MPI Launch Overview
Overview
Open MPI provides the orterun command to launch MPI applications. However, most people prefer to use one of two aliases: mpirun or mpiexec. For example, to launch 64 MPI tasks named example.x on Carver compute nodes, any of the following commands may be used:
carver% mpirun -np 64 ./example.x
carver% mpiexec -np 64 ./example.x
carver% orterun -np 64 ./example.x
For simplicity, all the examples in this section will use mpirun.

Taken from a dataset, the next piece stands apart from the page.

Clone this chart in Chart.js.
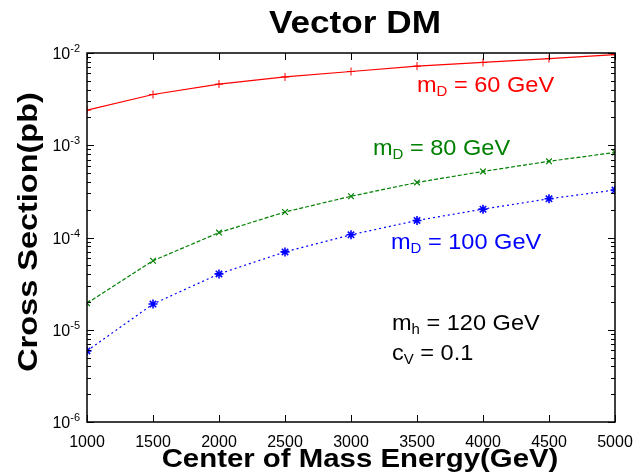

The application launch commands may only be issued from within the batch environment; no MPI applications may be executed on Carver's login nodes.
Options
The Open MPI application launcher provides many runtime options for task placement, debugging, and I/O. Complete descriptions of these options are available on the Open MPI website, or via the command "man mpirun". The following table summarizes a few of the more commonly used options.
| Option | Meaning |
| -v | Produce verbose output. |
| -V | Print version number. |
| -np num | Run num copies of the application. |
| -npernode num | Run num copies of the application on each node. |
| -bynode | Launch processes one per node, cycling by node in a round-robin fashion. |
| -bycore | Launch processes in a block manner, putting all on one node first and then the second (default) |
| -bind-to-core | Bind processes to cores. |
| -stdin rank | Direct stdin to process associated with MPI rank. |
| -tag-output | Tag each line of stdout and stderr with [process_id,rank]. |
| -timestamp-output | Tag each line of stdout and stderr with timestamp. |
Running Multi-Program Multi-Data (MPMD) Applications
Open MPI provides a simple mechanism to launch MPMD applications, using a colon to separate the components on the command line:
carver% mpirun -np 2 ./my_executable1 : -np 2 ./my_executable2
The above example will launch a single parallel application, but the first two processes will be instances of my_executable1, and the second two processes will be instances of my_executable2. In MPI terms, this will be a single MPI_COMM_WORLD, but the my_executable1 processes will be ranks 0 and 1, while the my_executable2 processes will be ranks 2 and 3.